RNA-Seq-perl-scripts

Software requirements

This file will provide detailed instruction on setting up an automated RNA-seq pipeline. Following tools are required for this analysis. These must be installed and in path.

  1. Quality control - fastQC
  2. Alignment of reads - STAR
  3. Differential expression analysis - DeSEQ2

Generate automation script

  1. Download compressed readFiles from designated website/server.
  2. Construct a text file with list of samples/folder. This file will serve as the input for generation of an automation script.
  3. Run the following command:
perl star_salmon_bash_generator.pl folder_list.txt

This will generate an automation script RNA_seq_STAR_SALMON_soham.sh

Execution

sh RNA_seq_STAR_SALMON_soham.sh

This will perform quality control (QC) using fastQC, followed by reads alignment. Genome index has to be generated using STAR command as instructed in manual.

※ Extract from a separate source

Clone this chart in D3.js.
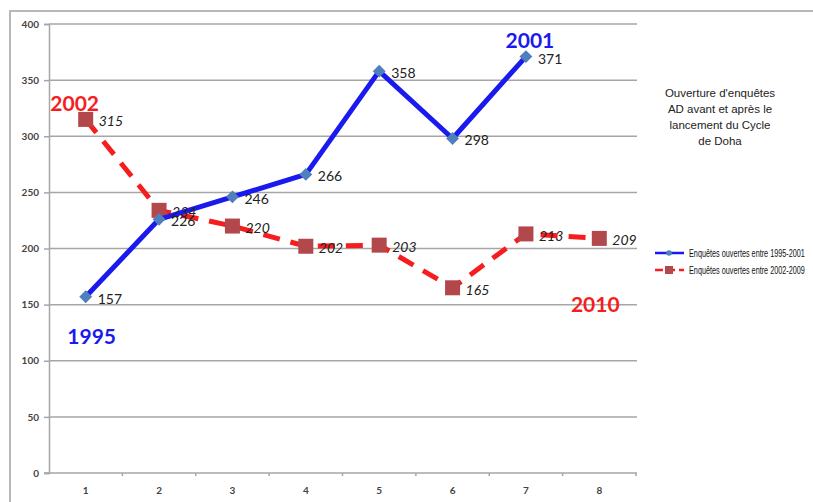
<!DOCTYPE html>
<html>
<head>
<meta charset="utf-8">
<script src="https://cdn.jsdelivr.net/npm/d3@7"></script>
<style>
  body { margin: 0; background: #fff; }
  svg { display: block; }
</style>
</head>
<body>
<svg id="chart" width="813" height="502"></svg>
<script>
// data
const categories = ['1', '2', '3', '4', '5', '6', '7', '8'];
const before = [157, 226, 246, 266, 358, 298, 371];        // 1995-2001
const after = [315, 234, 220, 202, 203, 165, 213, 209];    // 2002-2009(10)
const yTicks = [0, 50, 100, 150, 200, 250, 300, 350, 400];
const seriesNames = ['Enquêtes ouvertes entre 1995-2001', 'Enquêtes ouvertes entre 2002-2009'];
const titleLines = ["Ouverture d'enquêtes", 'AD avant et après le', 'lancement du Cycle', 'de Doha'];

const svg = d3.select('#chart');
const blue = '#1a1aef', red = '#f51d1d';
const grid = '#a6a6a6';

// outer frame
svg.append('path')
  .attr('d', 'M10,502V11H813')
  .attr('fill', 'none')
  .attr('stroke', '#b8b8b8')
  .attr('stroke-width', 2);

const x = d3.scaleBand().domain(categories).range([49, 636]);
const y = d3.scaleLinear().domain([0, 400]).range([473, 24]);
const cx = i => x(categories[i]) + x.bandwidth() / 2;

// gridlines
svg.append('g')
  .selectAll('line')
  .data(yTicks.filter(d => d > 0))
  .join('line')
  .attr('x1', 49).attr('x2', 637)
  .attr('y1', d => y(d)).attr('y2', d => y(d))
  .attr('stroke', grid).attr('stroke-width', 1.5);

// y axis
const yAxis = svg.append('g')
  .attr('transform', 'translate(49,0)')
  .call(d3.axisLeft(y).tickValues(yTicks).tickSize(5).tickPadding(5));
yAxis.select('.domain').attr('stroke', grid).attr('stroke-width', 1.5);
yAxis.selectAll('.tick line').attr('stroke', grid).attr('stroke-width', 1.5);
yAxis.selectAll('text')
  .attr('font-family', 'Lato, sans-serif')
  .attr('font-weight', 'bold')
  .attr('font-size', 10)
  .attr('fill', '#444');

// x axis (ticks between categories)
const xAxis = svg.append('g').attr('transform', 'translate(0,473)');
xAxis.append('line')
  .attr('x1', 44).attr('x2', 637)
  .attr('stroke', grid).attr('stroke-width', 1.5);
xAxis.selectAll('line.tk')
  .data(categories)
  .join('line')
  .attr('class', 'tk')
  .attr('x1', d => x(d) + x.bandwidth()).attr('x2', d => x(d) + x.bandwidth())
  .attr('y1', 0).attr('y2', 3)
  .attr('stroke', grid).attr('stroke-width', 1.5);
xAxis.selectAll('text')
  .data(categories)
  .join('text')
  .attr('x', d => x(d) + x.bandwidth() / 2)
  .attr('y', 21)
  .attr('text-anchor', 'middle')
  .attr('font-family', 'Lato, sans-serif')
  .attr('font-weight', 'bold')
  .attr('font-size', 10)
  .attr('fill', '#444')
  .text(d => d);

const line = d3.line().x((d, i) => cx(i)).y(d => y(d));

// red dashed series
svg.append('path')
  .datum(after)
  .attr('d', line)
  .attr('fill', 'none')
  .attr('stroke', red)
  .attr('stroke-width', 5)
  .attr('stroke-dasharray', '17,11');
svg.append('g')
  .selectAll('rect')
  .data(after)
  .join('rect')
  .attr('x', (d, i) => cx(i) - 7.5)
  .attr('y', d => y(d) - 7.5)
  .attr('width', 15).attr('height', 15)
  .attr('fill', '#b3484c');

// blue series
svg.append('path')
  .datum(before)
  .attr('d', line)
  .attr('fill', 'none')
  .attr('stroke', blue)
  .attr('stroke-width', 5)
  .attr('stroke-linejoin', 'round');
svg.append('g')
  .selectAll('path')
  .data(before)
  .join('path')
  .attr('d', d3.symbol(d3.symbolDiamond2, 105))
  .attr('transform', (d, i) => `translate(${cx(i)},${y(d)})`)
  .attr('fill', '#4f7fbd');

// value labels
svg.append('g')
  .selectAll('text')
  .data(after)
  .join('text')
  .attr('x', (d, i) => cx(i) + 13)
  .attr('y', d => y(d) + 7)
  .attr('font-family', 'Lato, sans-serif')
  .attr('font-style', 'italic')
  .attr('font-size', 14)
  .attr('fill', '#222')
  .text(d => d);
svg.append('g')
  .selectAll('text')
  .data(before)
  .join('text')
  .attr('x', (d, i) => cx(i) + 12)
  .attr('y', d => y(d) + 7)
  .attr('font-family', 'Lato, sans-serif')
  .attr('font-size', 14)
  .attr('fill', '#222')
  .text(d => d);

// year annotations
const years = [
  { t: '2002', c: red, i: 0, v: after[0], dx: -11, dy: -8 },
  { t: '1995', c: blue, i: 0, v: before[0], dx: 6, dy: 47 },
  { t: '2001', c: blue, i: 6, v: before[6], dx: 4, dy: -9 },
  { t: '2010', c: red, i: 7, v: after[7], dx: -4, dy: 74 }
];
svg.append('g')
  .selectAll('text')
  .data(years)
  .join('text')
  .attr('x', d => cx(d.i) + d.dx)
  .attr('y', d => y(d.v) + d.dy)
  .attr('text-anchor', 'middle')
  .attr('font-family', 'Lato, sans-serif')
  .attr('font-weight', 'bold')
  .attr('font-size', 21)
  .attr('fill', d => d.c)
  .text(d => d.t);

// title block
svg.append('g')
  .selectAll('text')
  .data(titleLines)
  .join('text')
  .attr('x', 720)
  .attr('y', (d, i) => 97 + i * 16)
  .attr('text-anchor', 'middle')
  .attr('font-family', '"Liberation Sans", Arial, sans-serif')
  .attr('font-size', 11.5)
  .attr('fill', '#222')
  .text(d => d);

// legend
const lg = svg.append('g');
lg.append('line').attr('x1', 655).attr('x2', 684).attr('y1', 253).attr('y2', 253)
  .attr('stroke', blue).attr('stroke-width', 2.5);
lg.append('circle').attr('cx', 669).attr('cy', 253).attr('r', 2.8).attr('fill', '#4f7fbd');
lg.append('line').attr('x1', 655).attr('x2', 684).attr('y1', 270).attr('y2', 270)
  .attr('stroke', red).attr('stroke-width', 2.5).attr('stroke-dasharray', '8,4');
lg.append('rect').attr('x', 665).attr('y', 266).attr('width', 8).attr('height', 8).attr('fill', '#b3484c');
// condensed look: squeeze the text horizontally to the width seen in the picture
lg.selectAll('g.item')
  .data(seriesNames)
  .join('g')
  .attr('class', 'item')
  .each(function(d, i) {
    const g = d3.select(this);
    const t = g.append('text')
      .attr('x', 0).attr('y', 0)
      .attr('font-family', '"Liberation Sans Narrow", "Liberation Sans", sans-serif')
      .attr('font-size', 10)
      .attr('fill', '#111')
      .text(d);
    const w = t.node().getComputedTextLength();
    g.attr('transform', `translate(689,${257 + i * 17}) scale(${116 / w},1)`);
  });
</script>
</body>
</html>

Differential gene expression

All gene counts file generated as a result of running STAR, has to be concatenated based on each replicate of each sample.

Pre-processing

Contruct a 3-column table with Folder-name, sample-name and group (replicates) information:

Folder-name sample-name group
STAR_AlignmentWN1 WN1 WT_untreated
STAR_AlignmentWN2 WN2 WT_untreated
STAR_AlignmentWN3 WN3 WT_untreated

This file will serve as a input to concatenate gene counts.

Execution

perl star2deseq_strand-specific_paired-end.pl

This generates two files to be used as input files for DeSEQ2.